Management Emotionnel
Management Emotionnel
Management Emotionnel
Mots clés :
Management émotionnel ; intelligence émotionnelle ; quotient émotionnel ;
compétences émotionnelles ; émotions positives ; émotions négatives ; intelligence
intra personnelle ; intelligence inter personnelle ; émotions d’approche ; émotions
antagonistes ; émotions d’accomplissement ; émotions de résignation ; processus
émotionnel ; modèles d’intelligence émotionnelle ; leviers préventifs ; leviers curatifs
Abstract :
A partir des années 30, les facteurs liés aux émotions ont commencé à être pris en
compte. Ce sont les années 90 qui vont permettre l’émergence du concept d’intelligence
émotionnelle. La prise en compte de cette forme d’intelligence va se faire à travers une
approche à la fois intra et interpersonnelle, que l’on va chercher à mesurer, en particulier
par le quotient émotionnel.
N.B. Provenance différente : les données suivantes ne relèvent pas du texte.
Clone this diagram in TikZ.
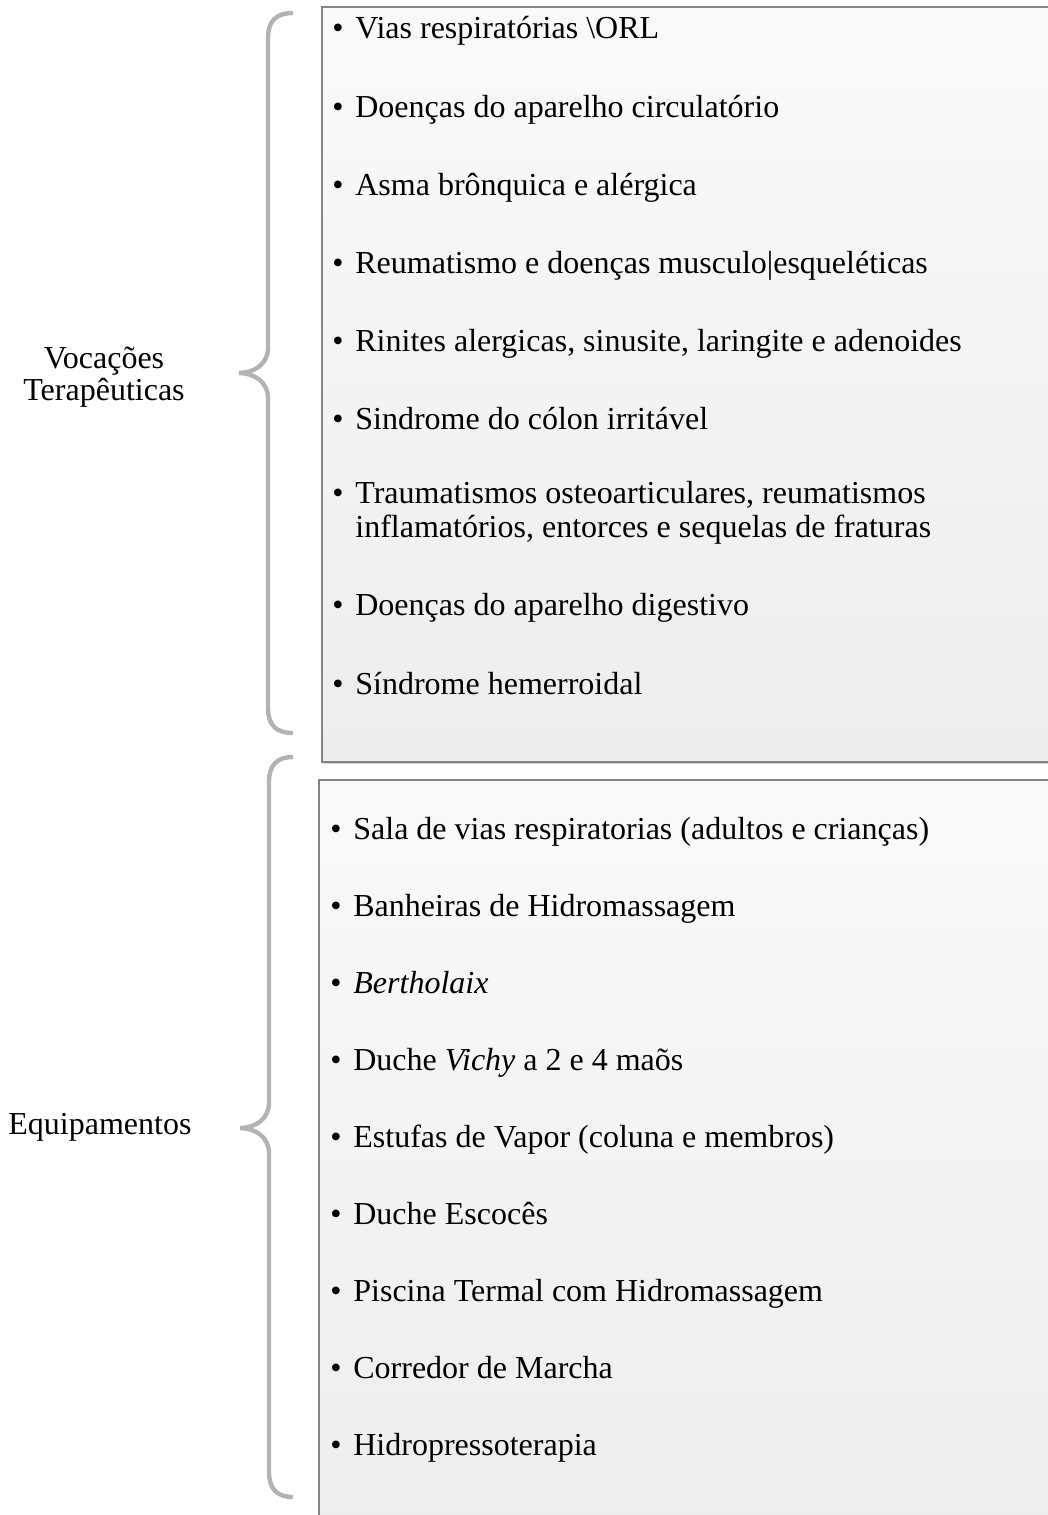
\documentclass[tikz,border=0pt]{standalone}
\usepackage{fontspec}
\setmainfont{Liberation Serif}
\usetikzlibrary{shadows}
\definecolor{bracegray}{HTML}{B3B3B3}
\definecolor{boxline}{HTML}{858585}
\definecolor{boxtop}{HTML}{FAFAFA}
\definecolor{boxbottom}{HTML}{EDEDED}
\newcommand{\bul}{\makebox[11.5pt][l]{\textbullet}}

\begin{document}
\begin{tikzpicture}[x=0.5pt,y=-0.5pt,
		brace/.style={draw=bracegray, line width=2.2pt},
		panel/.style={draw=boxline, line width=0.7pt, top color=boxtop, bottom color=boxbottom,
			drop shadow={opacity=0.35, shadow xshift=1pt, shadow yshift=-1.2pt}},
		item/.style={anchor=base west, inner sep=0pt, align=left, font=\fontsize{16}{17}\selectfont},
		label/.style={inner sep=0pt, align=center, font=\fontsize{16}{16}\selectfont}]
			\useasboundingbox (0,0) rectangle (1048,1515);
			\clip (0,0) rectangle (1048,1515);
			\path[panel] (322,7) rectangle (1070,762);
			\path[panel] (319,780) rectangle (1070,1540);
			\draw[brace] (293,13) .. controls (276,13) and (268,21) .. (268,38) -- (268,348) .. controls (268,364) and (254,373) .. (239,373) .. controls (254,373) and (268,382) .. (268,398) -- (268,708) .. controls (268,725) and (276,733) .. (293,733);
			\draw[brace] (293,757) .. controls (277,757) and (269,765) .. (269,782) -- (269,1103) .. controls (269,1119) and (255,1128) .. (240,1128) .. controls (255,1128) and (269,1137) .. (269,1153) -- (269,1472) .. controls (269,1489) and (277,1497) .. (293,1497);
			\node[label, anchor=base] (vocacoes) at (104,400) {Vocações\\Terapêuticas};
			\node[label, anchor=base west] (equip) at (8,1134) {Equipamentos};
			\node[item] (v1) at (332,39) {\bul Vias respiratórias \textbackslash ORL};
			\node[item] (v2) at (332,117) {\bul Doenças do aparelho circulatório};
			\node[item] (v3) at (332,195) {\bul Asma brônquica e alérgica};
			\node[item] (v4) at (332,273) {\bul Reumatismo e doenças musculo|esqueléticas};
			\node[item] (v5) at (332,351) {\bul Rinites alergicas, sinusite, laringite e adenoides};
			\node[item] (v6) at (332,429) {\bul Sindrome do cólon irritável};
			\node[item] (v7) at (332,537) {\bul Traumatismos osteoarticulares, reumatismos\\\hspace*{11.5pt}inflamatórios, entorces e sequelas de fraturas};
			\node[item] (v8) at (332,615) {\bul Doenças do aparelho digestivo};
			\node[item] (v9) at (332,694) {\bul Síndrome hemerroidal};
			\node[item] (e1) at (330,839) {\bul Sala de vias respiratorias (adultos e crianças)};
			\node[item] (e2) at (330,916) {\bul Banheiras de Hidromassagem};
			\node[item] (e3) at (330,993) {\bul \textit{Bertholaix}};
			\node[item] (e4) at (330,1070) {\bul Duche \textit{Vichy} a 2 e 4 maõs};
			\node[item] (e5) at (330,1147) {\bul Estufas de Vapor (coluna e membros)};
			\node[item] (e6) at (330,1224) {\bul Duche Escocês};
			\node[item] (e7) at (330,1301) {\bul Piscina Termal com Hidromassagem};
			\node[item] (e8) at (330,1378) {\bul Corredor de Marcha};
			\node[item] (e9) at (330,1455) {\bul Hidropressoterapia};
		\end{tikzpicture}
\end{document}
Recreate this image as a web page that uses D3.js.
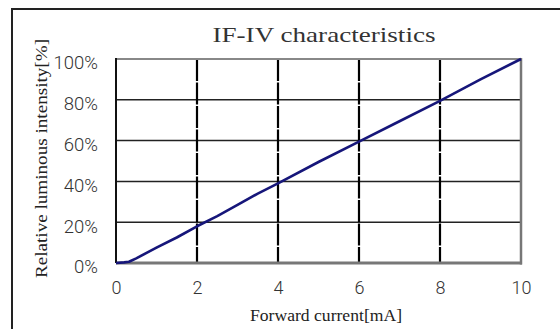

Ce concept va alors être repris pour identifier et développer
de nouvelles compétences en management ; permettant surtout de comprendre la
complexité mais aussi d’agir, en particulier, dans la gestion de groupe, la prise de
décision et la négociation. Plusieurs grands modèles existent, avec comme point
commun, une double aptitude à se connaître et se gérer mais aussi à percevoir et gérer
les autres. Un véritable système d’analyse du processus émotionnel et de mise en
œuvre d’actions managériales émerge de ces approches.
« L’émotion est une certaine façon d’appréhender le monde » disait Sartre en 1938,
au cœur même de l’économie taylorienne dont les fondements rationnels allaient jeter
les bases d’un management classique, dans lequel les analyses comportementales ne
seront que l’apanage de quelques écoles ou chercheurs alternatifs.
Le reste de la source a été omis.